WHAT IS NEEDED: Restate the lines word for word, from the first line of the records through the line containing "const GRIS = '#868686';". Leave out the pictures and anything after that line.

DATA EXCERPTS:

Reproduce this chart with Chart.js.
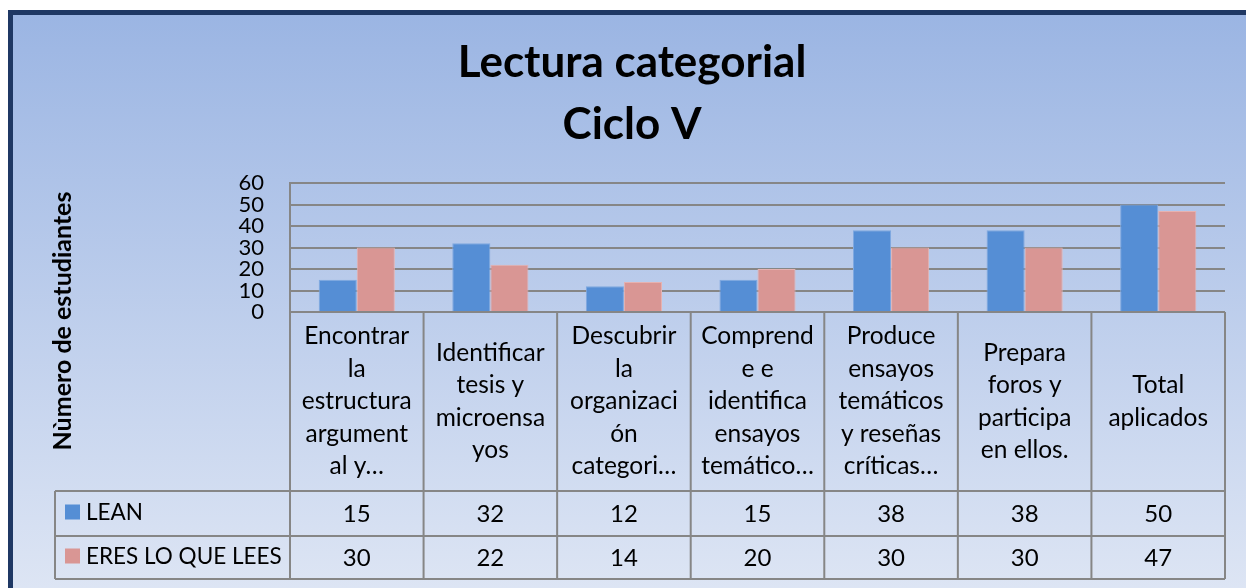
<!DOCTYPE html>
<html>
<head>
<meta charset="utf-8">
<script src="https://cdn.jsdelivr.net/npm/chart.js@4.4.1/dist/chart.umd.min.js"></script>
<style>
  html, body { margin: 0; padding: 0; background: #fff; }
  #contenedor { width: 1246px; height: 588px; }
</style>
</head>
<body>
<div id="contenedor"><canvas id="grafico" width="1246" height="588"></canvas></div>
<script>
// Datos del gráfico
const categorias = [
  ['Encontrar', 'la', 'estructura', 'argument', 'al y…'],
  ['Identificar', 'tesis y', 'microensa', 'yos'],
  ['Descubrir', 'la', 'organizaci', 'ón', 'categori…'],
  ['Comprend', 'e e', 'identifica', 'ensayos', 'temático…'],
  ['Produce', 'ensayos', 'temáticos', 'y reseñas', 'críticas…'],
  ['Prepara', 'foros y', 'participa', 'en ellos.'],
  ['Total', 'aplicados'],
];
const serieLean = [15, 32, 12, 15, 38, 38, 50];
const serieEres = [30, 22, 14, 20, 30, 30, 47];
const nombresSeries = ['LEAN', 'ERES LO QUE LEES'];
const ticksY = [0, 10, 20, 30, 40, 50, 60];
const tituloGrafico = ['Lectura categorial', 'Ciclo V'];
const tituloEjeY = 'Nùmero de estudiantes';

const FUENTE = 'Lato, "Open Sans", sans-serif';
const GRIS = '#868686';

// Fondo con degradado y marco oscuro
const fondo = {
  id: 'fondo',
  beforeDraw(chart) {
    const c = chart.ctx;
    const w = chart.width, h = chart.height;
    c.save();
    c.fillStyle = '#fff';
    c.fillRect(0, 0, w, h);
    c.fillStyle = '#1F3864';
    c.fillRect(8, 10, w - 8, h - 10);
    const g = c.createLinearGradient(0, 15, 0, h);
    g.addColorStop(0, '#9BB5E3');
    g.addColorStop(1, '#DDE5F4');
    c.fillStyle = g;
    c.fillRect(13, 15, w - 13, h - 15);
    c.restore();
  },
};

// Tabla de datos debajo del área del gráfico + título del eje Y
const tablaDatos = {
  id: 'tablaDatos',
  afterDraw(chart) {
    const c = chart.ctx;
    const x = chart.scales.x;
    const area = chart.chartArea;
    const n = categorias.length;
    const anchoCat = (area.right - area.left) / n;
    const filaCab = area.bottom, fila1 = 491, fila2 = 536, finTabla = 579;
    const izqLeyenda = 55;

    c.save();
    c.strokeStyle = GRIS;
    c.lineWidth = 2;
    c.beginPath();
    // horizontales
    [fila1, fila2, finTabla].forEach(y => { c.moveTo(izqLeyenda, y); c.lineTo(area.right, y); });
    // verticales
    for (let i = 0; i <= n; i++) {
      const xx = (i < n ? x.getPixelForValue(i) - anchoCat / 2 : x.getPixelForValue(n - 1) + anchoCat / 2);
      c.moveTo(xx, filaCab); c.lineTo(xx, finTabla);
    }
    c.moveTo(izqLeyenda, fila1); c.lineTo(izqLeyenda, finTabla);
    c.stroke();

    // encabezados
    c.fillStyle = '#000';
    c.textAlign = 'center';
    c.textBaseline = 'middle';
    c.font = '24.5px ' + FUENTE;
    const altoLinea = 32.5;
    const centroCab = (filaCab + fila1) / 2;
    categorias.forEach((lineas, i) => {
      const cx = x.getPixelForValue(i);
      const y0 = centroCab - (lineas.length - 1) * altoLinea / 2;
      lineas.forEach((t, k) => c.fillText(t, cx, y0 + k * altoLinea));
    });

    // valores y leyenda
    const filas = [[fila1, fila2], [fila2, finTabla]];
    chart.data.datasets.forEach((ds, d) => {
      const cy = (filas[d][0] + filas[d][1]) / 2;
      c.textAlign = 'center';
      c.font = '24px ' + FUENTE;
      c.fillStyle = '#000';
      ds.data.forEach((v, i) => c.fillText(String(v), x.getPixelForValue(i), cy + 1));
      c.fillStyle = ds.backgroundColor;
      c.fillRect(65, cy - 9, 15, 15);
      c.fillStyle = '#000';
      c.textAlign = 'left';
      c.font = '22.5px ' + FUENTE;
      c.fillText(ds.label, 86, cy - 1);
    });

    // título del eje Y
    c.translate(63, 321);
    c.rotate(-Math.PI / 2);
    c.textAlign = 'center';
    c.font = 'bold 25px ' + FUENTE;
    c.fillText(tituloEjeY, 0, 0);
    c.restore();
  },
};

const ctx = document.getElementById('grafico').getContext('2d');

const grafico = new Chart(ctx, {
  type: 'bar',
  data: {
    labels: categorias,
    datasets: [
      {
        label: nombresSeries[0],
        data: serieLean,
        backgroundColor: '#558ED5',
        borderColor: '#7FA8E0',
        borderWidth: 1,
      },
      {
        label: nombresSeries[1],
        data: serieEres,
        backgroundColor: '#D99694',
        borderColor: '#E6B2B0',
        borderWidth: 1,
      },
    ],
  },
  options: {
    responsive: false,
    animation: false,
    layout: { padding: { left: 39, right: 21, top: 0, bottom: 276 } },
    datasets: { bar: { categoryPercentage: 0.57, barPercentage: 1 } },
    plugins: {
      legend: { display: false },
      tooltip: { enabled: false },
      title: {
        display: true,
        text: tituloGrafico,
        color: '#000',
        font: { family: FUENTE, size: 44, weight: 'bold', lineHeight: 62 / 44 },
        padding: { top: 32, bottom: 27 },
      },
    },
    scales: {
      x: {
        display: false,
      },
      y: {
        min: 0,
        max: ticksY[ticksY.length - 1],
        afterBuildTicks(scale) { scale.ticks = ticksY.map(v => ({ value: v })); },
        afterFit(scale) { scale.width = 290 - 39; },
        ticks: {
          color: '#000',
          padding: 26,
          autoSkip: false,
          font: { family: FUENTE, size: 22 },
        },
        grid: { color: GRIS, lineWidth: 2, drawTicks: false },
        border: { color: GRIS, width: 2 },
      },
    },
  },
  plugins: [fondo, tablaDatos],
});
</script>
</body>
</html>
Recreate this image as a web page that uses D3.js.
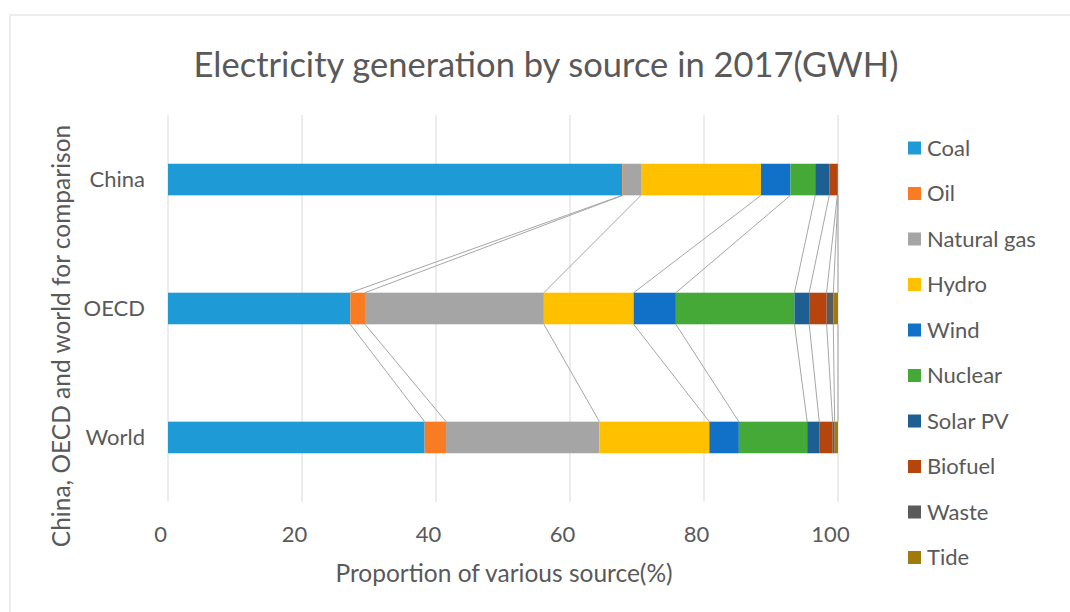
<!DOCTYPE html>
<html>
<head>
<meta charset="utf-8">
<script src="https://cdn.jsdelivr.net/npm/d3@7"></script>
<style>
  body { margin: 0; background: #fff; }
  text { font-family: Lato, "Open Sans", sans-serif; fill: #595959; }
</style>
</head>
<body>
<div id="chart"></div>
<script>
// Dados (% de cada fonte)
const regioes = ["China", "OECD", "World"];
const fontes = ["Coal", "Oil", "Natural gas", "Hydro", "Wind", "Nuclear", "Solar PV", "Biofuel", "Waste", "Tide"];
const china = [67.8, 0.1, 2.7, 17.9, 4.4, 3.7, 2.1, 1.2, 0.1, 0.0];
const oecd  = [27.2, 2.2, 26.7, 13.4, 6.3, 17.7, 2.2, 2.6, 1.0, 0.7];
const world = [38.3, 3.2, 22.9, 16.4, 4.4, 10.2, 1.8, 2.0, 0.3, 0.5];
const ticksX = [0, 20, 40, 60, 80, 100];
const cores = ["#1e9bd7", "#f97b22", "#a5a5a5", "#ffc000", "#1170c8", "#44a936", "#1d5f93", "#b5450c", "#5b5b5b", "#a07a0a"];

const valores = [china, oecd, world];
const tabela = regioes.map((r, i) => {
  const linha = { regiao: r };
  fontes.forEach((f, j) => linha[f] = valores[i][j]);
  return linha;
});

const W = 1070, H = 612;
const plot = { left: 168, right: 838, top: 115, bottom: 502 };

const svg = d3.select("#chart")
    .append("svg")
    .attr("width", W)
    .attr("height", H);

// Moldura
svg.append("rect")
    .attr("x", 10).attr("y", 15)
    .attr("width", 1100).attr("height", 700)
    .attr("fill", "none")
    .attr("stroke", "#d9d9d9");

// Escalas
const x = d3.scaleLinear()
    .domain([0, 100])
    .range([plot.left, plot.right]);

const y = d3.scaleBand()
    .domain(regioes)
    .range([plot.top, plot.bottom])
    .paddingInner(0.755)
    .paddingOuter(0.378);

const color = d3.scaleOrdinal()
    .domain(fontes)
    .range(cores);

// Grade vertical
svg.append("g")
  .selectAll("line")
  .data(ticksX)
  .enter()
  .append("line")
    .attr("x1", d => x(d)).attr("x2", d => x(d))
    .attr("y1", plot.top).attr("y2", plot.bottom)
    .attr("stroke", "#d9d9d9");

// Empilhamento
const series = d3.stack().keys(fontes)(tabela);

// Linhas de série (ligando fim de cada fonte entre barras)
const ligacoes = [];
series.forEach(s => {
  for (let i = 0; i < regioes.length - 1; i++) {
    ligacoes.push({ x1: s[i][1], r1: regioes[i], x2: s[i + 1][1], r2: regioes[i + 1] });
  }
});
svg.append("g")
  .selectAll("line")
  .data(ligacoes)
  .enter()
  .append("line")
    .attr("x1", d => x(d.x1))
    .attr("y1", d => y(d.r1) + y.bandwidth())
    .attr("x2", d => x(d.x2))
    .attr("y2", d => y(d.r2))
    .attr("stroke", "#a6a6a6")
    .attr("stroke-width", 1);

// Barras
svg.append("g")
  .selectAll("g")
  .data(series)
  .enter()
  .append("g")
    .attr("fill", d => color(d.key))
  .selectAll("rect")
  .data(d => d)
  .enter()
  .append("rect")
    .attr("x", d => x(d[0]))
    .attr("y", d => y(d.data.regiao))
    .attr("width", d => Math.max(0, x(d[1]) - x(d[0])))
    .attr("height", y.bandwidth());

// Eixo X
const eixoX = svg.append("g")
    .attr("transform", `translate(-8,${plot.bottom})`)
    .call(d3.axisBottom(x).tickValues(ticksX).tickSize(0).tickPadding(24));
eixoX.select(".domain").remove();
eixoX.selectAll("text")
    .attr("fill", "#595959")
    .style("font-size", "22px")
    .style("font-family", "Lato, sans-serif");

// Eixo Y
const eixoY = svg.append("g")
    .attr("transform", `translate(${plot.left},0)`)
    .call(d3.axisLeft(y).tickSize(0).tickPadding(23));
eixoY.select(".domain").remove();
eixoY.selectAll("text")
    .attr("fill", "#595959")
    .style("font-size", "22px")
    .style("font-family", "Lato, sans-serif");

// Título
svg.append("text")
    .attr("x", 546)
    .attr("y", 77)
    .attr("text-anchor", "middle")
    .style("font-size", "34.5px")
    .text("Electricity generation by source in 2017(GWH)");

// Títulos dos eixos
svg.append("text")
    .attr("x", 504)
    .attr("y", 582)
    .attr("text-anchor", "middle")
    .style("font-size", "24.5px")
    .text("Proportion of various source(%)");

svg.append("text")
    .attr("transform", "translate(70,336) rotate(-90)")
    .attr("text-anchor", "middle")
    .style("font-size", "24.5px")
    .text("China, OECD and world for comparison");

// Legenda
const legenda = svg.append("g")
  .selectAll("g")
  .data(fontes)
  .enter()
  .append("g")
    .attr("transform", (d, i) => `translate(908,${148 + i * 45.5})`);

legenda.append("rect")
    .attr("y", -6.5)
    .attr("width", 13)
    .attr("height", 13)
    .attr("fill", d => color(d));

legenda.append("text")
    .attr("x", 19)
    .attr("y", 7.5)
    .style("font-size", "22px")
    .text(d => d);
</script>
</body>
</html>
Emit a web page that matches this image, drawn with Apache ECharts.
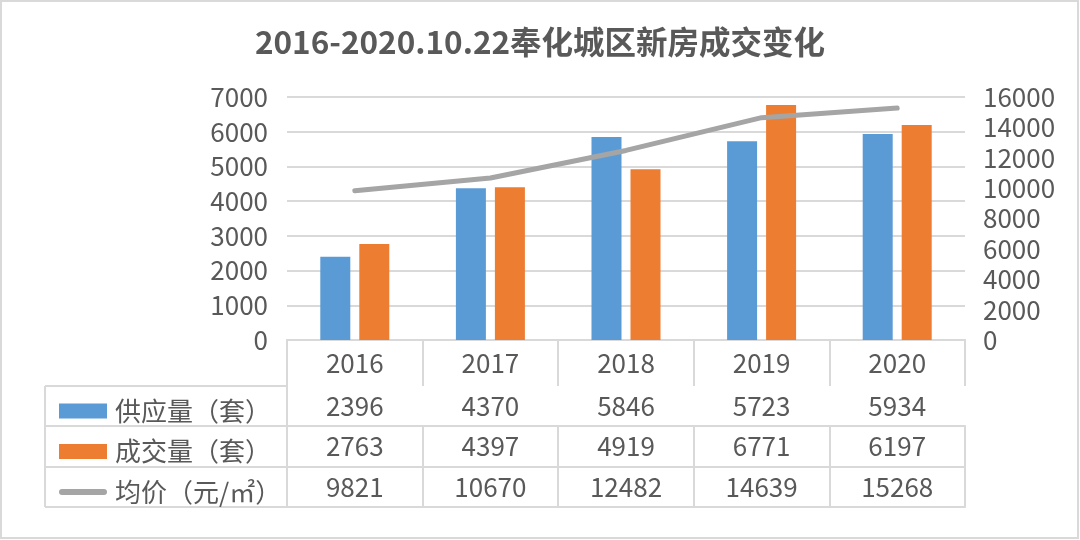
<!DOCTYPE html>
<html>
<head>
<meta charset="utf-8">
<script src="https://cdn.jsdelivr.net/npm/echarts@6/dist/echarts.min.js"></script>
<style>html,body{margin:0;padding:0;background:#fff}#c{width:1080px;height:540px}</style>
</head>
<body>
<div id="c"></div>
<script>
var years = ['2016', '2017', '2018', '2019', '2020'];
var supply = [2396, 4370, 5846, 5723, 5934];
var deals = [2763, 4397, 4919, 6771, 6197];
var price = [9821, 10670, 12482, 14639, 15268];
var nameSupply = '供应量（套）';
var nameDeals = '成交量（套）';
var namePrice = '均价（元/㎡）';
var titleText = '2016-2020.10.22奉化城区新房成交变化';

var FONT = "'Noto Sans CJK SC', 'Noto Sans', sans-serif";
var TXT = '#595959';
var GRID = '#d9d9d9';

function tableAxis(data, offset, tickLen, margin, showLabel) {
  return {
    type: 'category', position: 'bottom', offset: offset, data: data,
    axisLine: { show: true, lineStyle: { color: GRID, width: 2 } },
    axisTick: { show: tickLen > 0, length: tickLen, interval: 0, lineStyle: { color: GRID, width: 2 } },
    axisLabel: { show: showLabel, interval: 0, margin: margin, fontSize: 26, lineHeight: 26, color: TXT, fontFamily: FONT },
    splitLine: { show: false }
  };
}
function plain(v) { return String(v); }

var chart = echarts.init(document.getElementById('c'), null, { renderer: 'canvas' });
chart.setOption({
  backgroundColor: '#fff',
  animation: false,
  textStyle: { fontFamily: FONT },
  title: {
    text: titleText, left: 'center', top: 21,
    textStyle: { fontSize: 31.5, fontWeight: 'bold', color: TXT, fontFamily: FONT }
  },
  legend: {
    orient: 'vertical', left: 54, top: 393, itemWidth: 48, itemHeight: 15, itemGap: 14.5,
    textStyle: { fontSize: 26, color: TXT, fontFamily: FONT, lineHeight: 26, padding: [0, 0, 0, 3] },
    data: [
      { name: nameSupply, icon: 'rect' },
      { name: nameDeals, icon: 'rect' },
      { name: namePrice, icon: 'path://M0,0 M48,15 M3,4.5 L45,4.5 A3,3 0 0 1 45,10.5 L3,10.5 A3,3 0 0 1 3,4.5 Z' }
    ]
  },
  grid: { left: 287, right: 115, top: 97, bottom: 200, containLabel: false },
  xAxis: [
    tableAxis(years, 0, 46, 10, true),
    tableAxis(supply.map(String), 46, 40, 7, true),
    tableAxis(deals.map(String), 86, 41, 7, true),
    tableAxis(price.map(String), 127, 40, 7, true),
    tableAxis(years, 167, 0, 7, false)
  ],
  yAxis: [
    {
      type: 'value', min: 0, max: 7000, interval: 1000,
      axisLine: { show: false }, axisTick: { show: false },
      axisLabel: { fontSize: 26, color: TXT, margin: 19, fontFamily: FONT, formatter: plain },
      splitLine: { lineStyle: { color: GRID, width: 2 } }
    },
    {
      type: 'value', min: 0, max: 16000, interval: 2000,
      axisLine: { show: false }, axisTick: { show: false },
      axisLabel: { fontSize: 26, color: TXT, margin: 18, fontFamily: FONT, formatter: plain },
      splitLine: { show: false }
    }
  ],
  series: [
    { name: nameSupply, type: 'bar', data: supply, barWidth: 30, barGap: '30%', itemStyle: { color: '#5b9bd5' } },
    { name: nameDeals, type: 'bar', data: deals, barWidth: 30, barGap: '30%', itemStyle: { color: '#ed7d31' } },
    { name: namePrice, type: 'line', yAxisIndex: 1, data: price, symbol: 'none', showSymbol: false,
      itemStyle: { color: '#a5a5a5' },
      lineStyle: { color: '#a5a5a5', width: 5, cap: 'round', join: 'round' } }
  ],
  graphic: [
    { type: 'rect', shape: { x: 1, y: 1, width: 1077, height: 537 }, style: { fill: 'none', stroke: GRID, lineWidth: 2 }, silent: true },
    { type: 'line', shape: { x1: 45, y1: 386, x2: 287, y2: 386 }, style: { stroke: GRID, lineWidth: 2 } },
    { type: 'line', shape: { x1: 45, y1: 426, x2: 287, y2: 426 }, style: { stroke: GRID, lineWidth: 2 } },
    { type: 'line', shape: { x1: 45, y1: 467, x2: 287, y2: 467 }, style: { stroke: GRID, lineWidth: 2 } },
    { type: 'line', shape: { x1: 45, y1: 507, x2: 287, y2: 507 }, style: { stroke: GRID, lineWidth: 2 } },
    { type: 'line', shape: { x1: 45, y1: 386, x2: 45, y2: 507 }, style: { stroke: GRID, lineWidth: 2 } },
    { type: 'line', shape: { x1: 287, y1: 386, x2: 287, y2: 507 }, style: { stroke: GRID, lineWidth: 2 } }
  ]
});
</script>
</body>
</html>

TASK RESPONSE:
Reproduce this chart with Chart.js.
<!DOCTYPE html>
<html>
<head>
<meta charset="utf-8">
<script src="https://cdn.jsdelivr.net/npm/chart.js@4.4.1/dist/chart.umd.min.js"></script>
<style>
  html, body { margin: 0; padding: 0; background: #fff; }
  #contenedor { width: 1246px; height: 588px; }
</style>
</head>
<body>
<div id="contenedor"><canvas id="grafico" width="1246" height="588"></canvas></div>
<script>
// Datos del gráfico
const categorias = [
  ['Encontrar', 'la', 'estructura', 'argument', 'al y…'],
  ['Identificar', 'tesis y', 'microensa', 'yos'],
  ['Descubrir', 'la', 'organizaci', 'ón', 'categori…'],
  ['Comprend', 'e e', 'identifica', 'ensayos', 'temático…'],
  ['Produce', 'ensayos', 'temáticos', 'y reseñas', 'críticas…'],
  ['Prepara', 'foros y', 'participa', 'en ellos.'],
  ['Total', 'aplicados'],
];
const serieLean = [15, 32, 12, 15, 38, 38, 50];
const serieEres = [30, 22, 14, 20, 30, 30, 47];
const nombresSeries = ['LEAN', 'ERES LO QUE LEES'];
const ticksY = [0, 10, 20, 30, 40, 50, 60];
const tituloGrafico = ['Lectura categorial', 'Ciclo V'];
const tituloEjeY = 'Nùmero de estudiantes';

const FUENTE = 'Lato, "Open Sans", sans-serif';
const GRIS = '#868686';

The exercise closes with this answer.